| Data provided |
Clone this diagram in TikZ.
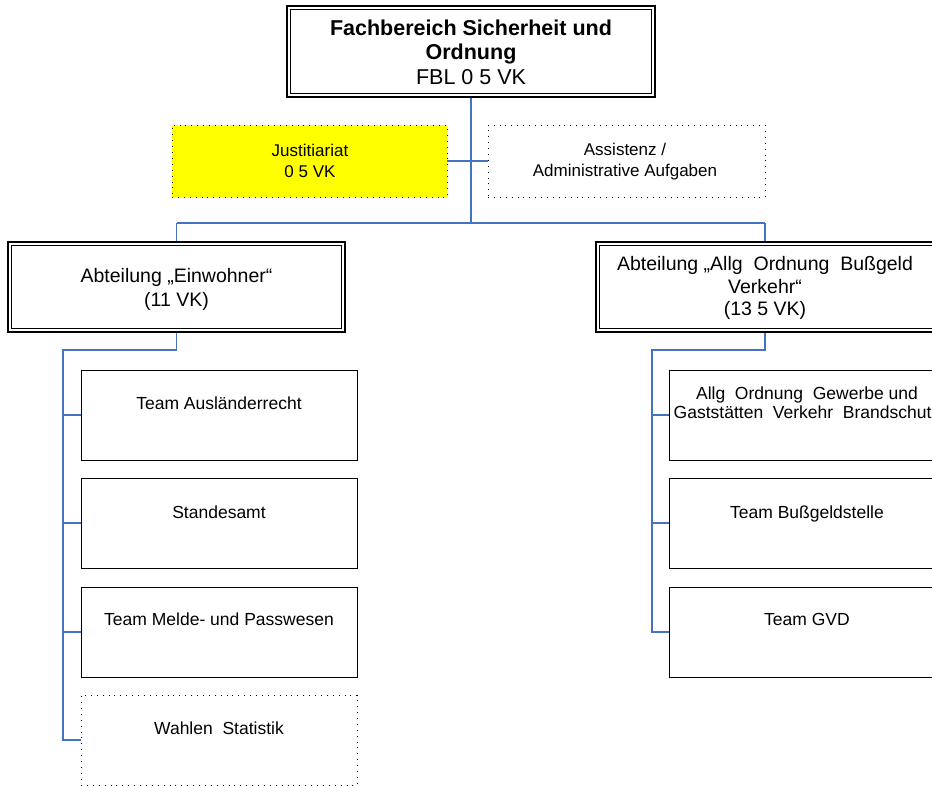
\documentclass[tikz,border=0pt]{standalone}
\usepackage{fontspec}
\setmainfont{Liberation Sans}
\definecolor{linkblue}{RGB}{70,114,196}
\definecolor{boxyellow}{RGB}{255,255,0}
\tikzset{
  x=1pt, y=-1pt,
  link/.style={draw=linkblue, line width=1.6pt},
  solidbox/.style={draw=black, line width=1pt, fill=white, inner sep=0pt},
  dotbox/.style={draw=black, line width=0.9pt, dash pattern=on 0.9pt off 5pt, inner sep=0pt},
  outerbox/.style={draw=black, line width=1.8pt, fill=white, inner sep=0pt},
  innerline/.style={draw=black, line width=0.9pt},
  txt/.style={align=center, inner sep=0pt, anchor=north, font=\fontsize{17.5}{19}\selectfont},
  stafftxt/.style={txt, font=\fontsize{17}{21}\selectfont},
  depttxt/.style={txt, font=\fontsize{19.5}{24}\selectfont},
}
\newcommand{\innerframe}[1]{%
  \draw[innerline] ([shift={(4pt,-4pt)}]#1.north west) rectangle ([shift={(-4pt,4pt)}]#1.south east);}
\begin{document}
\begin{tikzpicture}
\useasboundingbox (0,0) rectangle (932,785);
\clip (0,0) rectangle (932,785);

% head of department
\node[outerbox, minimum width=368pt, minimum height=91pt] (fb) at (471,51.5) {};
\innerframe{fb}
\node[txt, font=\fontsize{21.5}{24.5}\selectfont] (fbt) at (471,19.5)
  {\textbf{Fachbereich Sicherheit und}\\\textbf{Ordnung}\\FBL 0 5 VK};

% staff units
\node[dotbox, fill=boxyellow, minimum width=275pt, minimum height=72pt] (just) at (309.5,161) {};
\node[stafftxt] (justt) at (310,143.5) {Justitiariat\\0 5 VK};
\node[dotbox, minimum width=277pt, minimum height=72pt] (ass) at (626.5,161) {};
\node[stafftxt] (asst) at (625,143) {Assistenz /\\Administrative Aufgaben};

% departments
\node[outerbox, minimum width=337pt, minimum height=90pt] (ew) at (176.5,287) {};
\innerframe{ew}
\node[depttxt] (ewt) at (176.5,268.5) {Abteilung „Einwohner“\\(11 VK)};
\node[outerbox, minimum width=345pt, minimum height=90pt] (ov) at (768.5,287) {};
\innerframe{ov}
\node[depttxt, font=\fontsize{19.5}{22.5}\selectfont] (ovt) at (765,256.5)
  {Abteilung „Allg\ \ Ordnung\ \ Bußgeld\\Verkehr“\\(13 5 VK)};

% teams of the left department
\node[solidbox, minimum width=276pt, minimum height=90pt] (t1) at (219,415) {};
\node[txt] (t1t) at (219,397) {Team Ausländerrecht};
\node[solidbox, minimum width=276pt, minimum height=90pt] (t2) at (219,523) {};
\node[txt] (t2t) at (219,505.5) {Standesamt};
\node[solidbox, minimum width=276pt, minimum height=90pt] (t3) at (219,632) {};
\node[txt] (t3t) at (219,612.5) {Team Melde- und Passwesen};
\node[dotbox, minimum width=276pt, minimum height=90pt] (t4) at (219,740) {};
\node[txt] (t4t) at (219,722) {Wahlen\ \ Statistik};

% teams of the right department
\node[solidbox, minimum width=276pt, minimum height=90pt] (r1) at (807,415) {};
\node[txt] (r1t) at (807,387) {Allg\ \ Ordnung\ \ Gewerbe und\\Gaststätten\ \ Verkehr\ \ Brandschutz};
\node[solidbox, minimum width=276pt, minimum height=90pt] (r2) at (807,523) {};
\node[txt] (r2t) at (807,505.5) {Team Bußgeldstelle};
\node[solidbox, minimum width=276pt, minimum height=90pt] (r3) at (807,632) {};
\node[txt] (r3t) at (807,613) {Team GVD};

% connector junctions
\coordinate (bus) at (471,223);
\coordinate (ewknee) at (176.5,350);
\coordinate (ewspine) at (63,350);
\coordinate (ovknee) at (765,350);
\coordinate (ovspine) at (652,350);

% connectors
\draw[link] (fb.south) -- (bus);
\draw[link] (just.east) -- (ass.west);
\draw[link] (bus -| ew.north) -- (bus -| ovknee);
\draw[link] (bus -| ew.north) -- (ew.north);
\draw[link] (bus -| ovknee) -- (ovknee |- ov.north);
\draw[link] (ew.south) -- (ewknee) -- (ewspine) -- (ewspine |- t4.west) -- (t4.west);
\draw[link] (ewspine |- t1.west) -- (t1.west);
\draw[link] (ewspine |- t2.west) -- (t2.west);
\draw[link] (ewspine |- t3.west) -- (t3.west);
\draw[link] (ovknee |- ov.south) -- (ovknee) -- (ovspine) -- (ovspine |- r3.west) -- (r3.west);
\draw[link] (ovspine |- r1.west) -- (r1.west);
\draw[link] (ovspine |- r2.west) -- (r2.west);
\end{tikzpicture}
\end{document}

| What the task asks |
Write out exactly the opening lines of the data, stopping after the line that holds "(asst) at (625,143)". Exclude pictures.

| Answer to the exercise |
Clone this diagram in TikZ.
\documentclass[tikz,border=0pt]{standalone}
\usepackage{fontspec}
\setmainfont{Liberation Sans}
\definecolor{linkblue}{RGB}{70,114,196}
\definecolor{boxyellow}{RGB}{255,255,0}
\tikzset{
  x=1pt, y=-1pt,
  link/.style={draw=linkblue, line width=1.6pt},
  solidbox/.style={draw=black, line width=1pt, fill=white, inner sep=0pt},
  dotbox/.style={draw=black, line width=0.9pt, dash pattern=on 0.9pt off 5pt, inner sep=0pt},
  outerbox/.style={draw=black, line width=1.8pt, fill=white, inner sep=0pt},
  innerline/.style={draw=black, line width=0.9pt},
  txt/.style={align=center, inner sep=0pt, anchor=north, font=\fontsize{17.5}{19}\selectfont},
  stafftxt/.style={txt, font=\fontsize{17}{21}\selectfont},
  depttxt/.style={txt, font=\fontsize{19.5}{24}\selectfont},
}
\newcommand{\innerframe}[1]{%
  \draw[innerline] ([shift={(4pt,-4pt)}]#1.north west) rectangle ([shift={(-4pt,4pt)}]#1.south east);}
\begin{document}
\begin{tikzpicture}
\useasboundingbox (0,0) rectangle (932,785);
\clip (0,0) rectangle (932,785);

% head of department
\node[outerbox, minimum width=368pt, minimum height=91pt] (fb) at (471,51.5) {};
\innerframe{fb}
\node[txt, font=\fontsize{21.5}{24.5}\selectfont] (fbt) at (471,19.5)
  {\textbf{Fachbereich Sicherheit und}\\\textbf{Ordnung}\\FBL 0 5 VK};

% staff units
\node[dotbox, fill=boxyellow, minimum width=275pt, minimum height=72pt] (just) at (309.5,161) {};
\node[stafftxt] (justt) at (310,143.5) {Justitiariat\\0 5 VK};
\node[dotbox, minimum width=277pt, minimum height=72pt] (ass) at (626.5,161) {};
\node[stafftxt] (asst) at (625,143) {Assistenz /\\Administrative Aufgaben};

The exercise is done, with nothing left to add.